The Avalanche network uses a multi-chain architecture: the P-Chain coordinates validators, the X-Chain handles asset creation and trading, and the C-Chain compatible with Ethereum's EVM handles smart contracts.
Finality: Probabilistic vs. Economic vs. Absolute
Different consensus mechanisms provide different types of finality, which has practical implications for how transactions should be treated.
Probabilistic finality, used by Bitcoin's PoW, means a transaction becomes more secure as more blocks are added after it. Six confirmations is a common threshold for high-value transactions, representing a practical acceptance that reversal is economically infeasible.

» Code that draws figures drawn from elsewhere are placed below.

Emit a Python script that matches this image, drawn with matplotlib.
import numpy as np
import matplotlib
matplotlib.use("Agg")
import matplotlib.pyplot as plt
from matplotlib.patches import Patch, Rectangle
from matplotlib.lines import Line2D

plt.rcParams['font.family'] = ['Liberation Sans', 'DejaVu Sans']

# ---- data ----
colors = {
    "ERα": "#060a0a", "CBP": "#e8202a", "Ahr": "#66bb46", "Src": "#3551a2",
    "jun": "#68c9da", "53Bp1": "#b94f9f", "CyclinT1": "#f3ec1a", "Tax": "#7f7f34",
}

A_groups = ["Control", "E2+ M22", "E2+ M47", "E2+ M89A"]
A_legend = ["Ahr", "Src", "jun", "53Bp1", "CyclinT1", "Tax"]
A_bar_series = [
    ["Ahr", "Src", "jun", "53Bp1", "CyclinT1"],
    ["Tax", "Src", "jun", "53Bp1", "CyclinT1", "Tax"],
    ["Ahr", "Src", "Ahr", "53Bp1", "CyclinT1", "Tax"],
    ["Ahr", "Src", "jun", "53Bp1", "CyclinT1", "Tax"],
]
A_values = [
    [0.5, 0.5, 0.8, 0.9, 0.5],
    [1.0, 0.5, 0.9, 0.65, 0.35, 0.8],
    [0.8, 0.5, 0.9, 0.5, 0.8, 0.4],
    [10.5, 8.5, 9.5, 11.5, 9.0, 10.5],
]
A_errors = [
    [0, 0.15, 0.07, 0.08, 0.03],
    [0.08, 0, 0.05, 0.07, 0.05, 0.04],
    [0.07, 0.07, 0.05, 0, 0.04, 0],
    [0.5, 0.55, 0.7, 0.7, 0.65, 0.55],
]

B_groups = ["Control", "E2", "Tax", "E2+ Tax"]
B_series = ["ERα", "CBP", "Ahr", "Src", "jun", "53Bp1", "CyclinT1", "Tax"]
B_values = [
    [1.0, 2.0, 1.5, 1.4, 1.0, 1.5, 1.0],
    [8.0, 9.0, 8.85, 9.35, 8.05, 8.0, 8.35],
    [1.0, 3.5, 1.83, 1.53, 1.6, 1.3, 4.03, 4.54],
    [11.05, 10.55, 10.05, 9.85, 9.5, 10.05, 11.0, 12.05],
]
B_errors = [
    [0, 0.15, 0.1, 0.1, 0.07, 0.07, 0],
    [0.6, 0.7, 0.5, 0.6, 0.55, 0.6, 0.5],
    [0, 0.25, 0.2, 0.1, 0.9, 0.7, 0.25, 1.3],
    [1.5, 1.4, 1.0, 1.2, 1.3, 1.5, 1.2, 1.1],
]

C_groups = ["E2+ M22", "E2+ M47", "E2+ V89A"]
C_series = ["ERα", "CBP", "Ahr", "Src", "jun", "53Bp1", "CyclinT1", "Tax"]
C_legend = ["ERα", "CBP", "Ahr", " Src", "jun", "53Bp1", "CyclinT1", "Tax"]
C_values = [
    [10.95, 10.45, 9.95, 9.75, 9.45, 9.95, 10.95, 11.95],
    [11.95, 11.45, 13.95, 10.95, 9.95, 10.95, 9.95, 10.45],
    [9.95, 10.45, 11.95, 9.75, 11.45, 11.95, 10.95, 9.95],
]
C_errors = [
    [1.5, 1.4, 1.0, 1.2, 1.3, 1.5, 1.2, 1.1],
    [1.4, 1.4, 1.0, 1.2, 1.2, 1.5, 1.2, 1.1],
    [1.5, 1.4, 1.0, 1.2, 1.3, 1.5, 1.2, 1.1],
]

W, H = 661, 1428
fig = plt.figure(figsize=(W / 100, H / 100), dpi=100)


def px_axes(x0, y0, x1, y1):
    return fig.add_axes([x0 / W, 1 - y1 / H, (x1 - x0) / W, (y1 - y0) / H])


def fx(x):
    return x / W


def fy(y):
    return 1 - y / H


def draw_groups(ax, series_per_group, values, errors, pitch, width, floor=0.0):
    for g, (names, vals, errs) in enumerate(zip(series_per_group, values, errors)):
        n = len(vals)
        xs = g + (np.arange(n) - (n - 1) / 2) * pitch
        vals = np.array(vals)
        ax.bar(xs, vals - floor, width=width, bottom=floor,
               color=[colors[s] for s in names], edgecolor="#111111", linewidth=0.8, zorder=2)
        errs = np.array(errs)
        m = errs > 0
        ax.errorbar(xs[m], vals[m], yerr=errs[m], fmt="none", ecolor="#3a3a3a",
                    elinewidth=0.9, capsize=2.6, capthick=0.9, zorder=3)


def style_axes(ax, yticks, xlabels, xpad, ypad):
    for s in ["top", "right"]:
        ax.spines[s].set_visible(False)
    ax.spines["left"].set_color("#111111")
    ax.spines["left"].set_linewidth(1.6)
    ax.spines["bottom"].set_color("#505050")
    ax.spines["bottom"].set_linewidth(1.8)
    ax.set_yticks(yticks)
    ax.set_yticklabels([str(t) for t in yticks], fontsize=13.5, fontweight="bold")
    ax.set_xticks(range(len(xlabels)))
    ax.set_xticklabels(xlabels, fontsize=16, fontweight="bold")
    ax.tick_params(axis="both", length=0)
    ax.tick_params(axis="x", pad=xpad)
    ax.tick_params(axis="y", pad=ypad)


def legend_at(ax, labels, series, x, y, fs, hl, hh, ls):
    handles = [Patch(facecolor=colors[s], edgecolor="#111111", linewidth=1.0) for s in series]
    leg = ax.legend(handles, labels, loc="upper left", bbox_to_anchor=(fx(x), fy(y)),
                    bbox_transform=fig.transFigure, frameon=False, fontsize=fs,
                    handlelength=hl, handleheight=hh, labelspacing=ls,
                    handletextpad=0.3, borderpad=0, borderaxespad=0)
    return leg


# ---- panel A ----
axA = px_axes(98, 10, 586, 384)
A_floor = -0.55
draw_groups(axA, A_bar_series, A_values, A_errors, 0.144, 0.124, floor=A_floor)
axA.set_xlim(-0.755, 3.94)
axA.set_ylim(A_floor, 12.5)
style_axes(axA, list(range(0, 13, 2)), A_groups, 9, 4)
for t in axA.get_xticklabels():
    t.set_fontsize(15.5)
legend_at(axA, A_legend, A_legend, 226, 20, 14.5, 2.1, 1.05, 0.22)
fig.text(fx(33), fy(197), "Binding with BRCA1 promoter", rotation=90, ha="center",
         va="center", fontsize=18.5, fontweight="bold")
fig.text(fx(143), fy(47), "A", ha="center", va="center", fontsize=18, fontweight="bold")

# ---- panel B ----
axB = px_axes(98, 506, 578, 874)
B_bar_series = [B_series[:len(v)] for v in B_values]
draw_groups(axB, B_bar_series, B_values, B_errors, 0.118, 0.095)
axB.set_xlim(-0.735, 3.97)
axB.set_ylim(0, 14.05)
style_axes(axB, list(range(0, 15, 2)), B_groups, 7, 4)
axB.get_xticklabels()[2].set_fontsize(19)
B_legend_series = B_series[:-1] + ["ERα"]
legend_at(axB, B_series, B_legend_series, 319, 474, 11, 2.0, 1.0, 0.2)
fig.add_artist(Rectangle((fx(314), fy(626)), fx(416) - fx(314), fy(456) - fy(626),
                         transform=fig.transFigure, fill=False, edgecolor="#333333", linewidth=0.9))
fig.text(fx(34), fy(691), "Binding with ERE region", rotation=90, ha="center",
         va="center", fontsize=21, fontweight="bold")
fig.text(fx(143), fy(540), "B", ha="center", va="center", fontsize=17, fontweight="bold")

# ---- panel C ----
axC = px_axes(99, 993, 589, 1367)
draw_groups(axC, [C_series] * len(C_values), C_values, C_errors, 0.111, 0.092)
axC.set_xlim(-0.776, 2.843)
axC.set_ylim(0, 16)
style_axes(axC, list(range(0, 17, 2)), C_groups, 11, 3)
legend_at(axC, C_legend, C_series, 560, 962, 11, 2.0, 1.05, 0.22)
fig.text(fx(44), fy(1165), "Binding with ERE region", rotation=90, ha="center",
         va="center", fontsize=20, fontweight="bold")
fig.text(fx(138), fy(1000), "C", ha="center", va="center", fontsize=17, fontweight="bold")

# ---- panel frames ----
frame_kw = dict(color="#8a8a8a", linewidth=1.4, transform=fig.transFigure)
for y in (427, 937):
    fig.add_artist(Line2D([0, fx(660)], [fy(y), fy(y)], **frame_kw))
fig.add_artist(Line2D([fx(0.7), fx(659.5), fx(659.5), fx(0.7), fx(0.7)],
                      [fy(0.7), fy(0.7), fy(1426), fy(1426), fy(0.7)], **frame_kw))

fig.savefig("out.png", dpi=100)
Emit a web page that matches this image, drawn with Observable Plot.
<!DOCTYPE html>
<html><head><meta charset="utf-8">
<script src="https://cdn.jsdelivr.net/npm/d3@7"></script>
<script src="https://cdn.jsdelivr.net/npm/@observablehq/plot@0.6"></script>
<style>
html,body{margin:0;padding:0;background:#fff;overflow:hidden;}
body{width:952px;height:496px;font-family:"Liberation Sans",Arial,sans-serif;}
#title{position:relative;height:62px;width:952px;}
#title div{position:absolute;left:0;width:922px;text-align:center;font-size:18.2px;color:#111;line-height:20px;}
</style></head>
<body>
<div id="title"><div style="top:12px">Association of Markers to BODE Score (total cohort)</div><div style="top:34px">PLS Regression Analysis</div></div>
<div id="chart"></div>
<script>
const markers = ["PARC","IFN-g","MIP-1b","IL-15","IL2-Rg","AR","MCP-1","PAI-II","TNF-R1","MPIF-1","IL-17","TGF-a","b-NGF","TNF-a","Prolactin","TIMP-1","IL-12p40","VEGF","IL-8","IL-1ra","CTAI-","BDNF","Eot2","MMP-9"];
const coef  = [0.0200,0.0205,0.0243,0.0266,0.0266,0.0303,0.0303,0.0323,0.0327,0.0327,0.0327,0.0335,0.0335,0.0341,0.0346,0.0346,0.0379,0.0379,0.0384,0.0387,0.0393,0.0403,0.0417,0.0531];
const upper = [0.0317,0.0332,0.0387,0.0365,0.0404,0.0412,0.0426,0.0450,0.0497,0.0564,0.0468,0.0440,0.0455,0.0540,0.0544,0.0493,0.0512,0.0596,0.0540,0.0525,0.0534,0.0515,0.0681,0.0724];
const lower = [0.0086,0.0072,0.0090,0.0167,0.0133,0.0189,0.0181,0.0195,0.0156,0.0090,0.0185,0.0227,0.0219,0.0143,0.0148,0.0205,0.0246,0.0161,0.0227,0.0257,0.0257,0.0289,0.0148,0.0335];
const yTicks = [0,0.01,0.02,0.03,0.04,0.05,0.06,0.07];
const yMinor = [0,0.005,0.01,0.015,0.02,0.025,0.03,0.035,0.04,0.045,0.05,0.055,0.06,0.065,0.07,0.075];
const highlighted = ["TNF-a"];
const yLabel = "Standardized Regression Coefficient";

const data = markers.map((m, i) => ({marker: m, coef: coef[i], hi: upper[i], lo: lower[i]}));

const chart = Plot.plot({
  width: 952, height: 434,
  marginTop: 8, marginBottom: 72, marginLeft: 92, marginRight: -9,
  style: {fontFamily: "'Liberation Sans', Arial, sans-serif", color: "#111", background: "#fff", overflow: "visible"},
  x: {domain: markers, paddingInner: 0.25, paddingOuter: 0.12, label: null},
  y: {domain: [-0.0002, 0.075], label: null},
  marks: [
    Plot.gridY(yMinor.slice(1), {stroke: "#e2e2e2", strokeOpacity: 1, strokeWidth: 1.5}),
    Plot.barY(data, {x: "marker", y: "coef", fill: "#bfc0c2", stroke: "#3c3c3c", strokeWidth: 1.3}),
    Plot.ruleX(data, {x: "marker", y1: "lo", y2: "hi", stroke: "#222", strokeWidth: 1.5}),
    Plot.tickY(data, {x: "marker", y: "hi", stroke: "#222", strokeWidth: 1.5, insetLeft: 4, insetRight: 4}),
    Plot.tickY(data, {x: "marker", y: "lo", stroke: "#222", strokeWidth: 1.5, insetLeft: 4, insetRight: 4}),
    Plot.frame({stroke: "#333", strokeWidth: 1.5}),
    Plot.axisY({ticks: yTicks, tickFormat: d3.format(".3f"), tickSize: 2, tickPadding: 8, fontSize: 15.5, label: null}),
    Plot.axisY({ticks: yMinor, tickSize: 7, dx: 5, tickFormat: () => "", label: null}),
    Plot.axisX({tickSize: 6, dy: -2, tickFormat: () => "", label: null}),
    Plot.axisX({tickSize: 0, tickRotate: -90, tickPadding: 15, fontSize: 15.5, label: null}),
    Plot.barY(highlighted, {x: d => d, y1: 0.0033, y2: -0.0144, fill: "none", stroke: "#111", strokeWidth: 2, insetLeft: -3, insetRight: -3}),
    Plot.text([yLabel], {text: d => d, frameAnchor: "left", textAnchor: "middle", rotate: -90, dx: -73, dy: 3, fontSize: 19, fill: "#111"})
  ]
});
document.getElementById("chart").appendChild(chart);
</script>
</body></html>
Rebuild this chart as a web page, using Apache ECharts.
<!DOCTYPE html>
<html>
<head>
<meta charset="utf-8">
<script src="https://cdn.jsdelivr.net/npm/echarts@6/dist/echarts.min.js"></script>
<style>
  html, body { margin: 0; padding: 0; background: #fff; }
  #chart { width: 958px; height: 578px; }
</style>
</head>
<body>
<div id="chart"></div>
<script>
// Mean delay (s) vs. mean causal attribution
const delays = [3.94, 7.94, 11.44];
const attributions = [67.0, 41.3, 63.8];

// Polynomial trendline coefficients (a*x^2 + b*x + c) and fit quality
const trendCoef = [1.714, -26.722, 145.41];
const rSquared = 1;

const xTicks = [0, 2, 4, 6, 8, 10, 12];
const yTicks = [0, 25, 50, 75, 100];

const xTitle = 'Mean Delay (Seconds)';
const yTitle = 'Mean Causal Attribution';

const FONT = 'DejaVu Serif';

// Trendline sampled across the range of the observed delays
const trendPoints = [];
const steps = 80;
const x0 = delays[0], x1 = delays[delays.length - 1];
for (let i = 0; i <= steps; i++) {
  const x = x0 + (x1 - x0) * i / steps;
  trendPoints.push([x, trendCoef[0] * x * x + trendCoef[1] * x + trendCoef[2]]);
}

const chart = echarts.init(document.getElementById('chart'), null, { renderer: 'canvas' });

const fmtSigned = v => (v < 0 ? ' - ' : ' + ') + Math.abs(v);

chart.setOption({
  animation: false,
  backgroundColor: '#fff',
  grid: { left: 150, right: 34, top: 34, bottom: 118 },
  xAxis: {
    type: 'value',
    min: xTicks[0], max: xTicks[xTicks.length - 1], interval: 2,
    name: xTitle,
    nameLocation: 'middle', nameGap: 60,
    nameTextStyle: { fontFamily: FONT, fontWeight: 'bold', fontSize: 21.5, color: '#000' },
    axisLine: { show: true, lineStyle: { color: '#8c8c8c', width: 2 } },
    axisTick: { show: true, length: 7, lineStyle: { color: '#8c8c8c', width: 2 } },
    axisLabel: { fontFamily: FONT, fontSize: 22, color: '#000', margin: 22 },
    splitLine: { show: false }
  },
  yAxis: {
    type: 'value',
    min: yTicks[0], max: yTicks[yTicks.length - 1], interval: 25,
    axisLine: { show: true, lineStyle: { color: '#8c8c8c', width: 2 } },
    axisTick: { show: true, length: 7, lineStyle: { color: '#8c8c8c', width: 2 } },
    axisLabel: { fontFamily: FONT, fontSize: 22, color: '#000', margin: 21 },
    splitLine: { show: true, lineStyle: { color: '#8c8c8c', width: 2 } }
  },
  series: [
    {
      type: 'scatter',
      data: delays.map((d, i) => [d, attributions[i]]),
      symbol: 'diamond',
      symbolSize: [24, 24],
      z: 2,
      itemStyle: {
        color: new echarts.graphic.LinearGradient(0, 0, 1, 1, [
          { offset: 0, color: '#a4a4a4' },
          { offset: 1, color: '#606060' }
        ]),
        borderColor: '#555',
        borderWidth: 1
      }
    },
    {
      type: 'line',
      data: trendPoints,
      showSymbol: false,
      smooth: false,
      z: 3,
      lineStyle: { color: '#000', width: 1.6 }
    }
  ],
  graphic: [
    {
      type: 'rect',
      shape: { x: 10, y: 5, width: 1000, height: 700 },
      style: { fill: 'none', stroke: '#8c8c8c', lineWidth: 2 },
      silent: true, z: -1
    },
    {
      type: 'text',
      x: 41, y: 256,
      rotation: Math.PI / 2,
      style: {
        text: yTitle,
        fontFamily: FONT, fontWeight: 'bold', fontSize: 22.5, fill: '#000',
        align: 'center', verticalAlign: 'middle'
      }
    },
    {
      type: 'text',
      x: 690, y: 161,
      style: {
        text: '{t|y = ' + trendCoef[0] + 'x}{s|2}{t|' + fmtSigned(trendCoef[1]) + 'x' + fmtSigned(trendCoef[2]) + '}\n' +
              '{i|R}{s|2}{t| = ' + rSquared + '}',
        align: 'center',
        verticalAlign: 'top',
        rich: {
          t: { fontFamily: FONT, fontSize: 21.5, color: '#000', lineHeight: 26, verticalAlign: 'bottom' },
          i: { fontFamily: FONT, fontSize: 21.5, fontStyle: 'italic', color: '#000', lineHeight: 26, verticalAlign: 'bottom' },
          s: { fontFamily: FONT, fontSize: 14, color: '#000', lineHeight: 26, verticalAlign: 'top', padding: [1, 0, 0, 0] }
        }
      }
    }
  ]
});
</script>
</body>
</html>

Economic finality, provided by Ethereum's PoS, means that reversing a finalized block would require an attacker to destroy an enormous amount of staked ETH through slashing. The attack is theoretically possible but economically catastrophic.
Absolute finality, provided by BFT-based systems like Tendermint, means a committed block is mathematically guaranteed to never be reversed unless more than one-third of validators are simultaneously dishonest. Applications can treat transactions as final immediately after block commitment.
Consensus Mechanisms: The Technical Foundation of Trust
Advanced consensus mechanisms represent decades of distributed systems research made practical for public blockchain deployment. Each mechanism reflects specific engineering priorities: throughput, latency, validator scale, finality speed, and resilience to different attack models.
For developers building on blockchains, understanding the consensus model informs critical decisions about settlement confirmation requirements and the security assumptions of any application.
For investors and users, consensus mechanism design is part of honest security evaluation. The best chains are transparent about what their consensus assumes and what would be required to compromise it.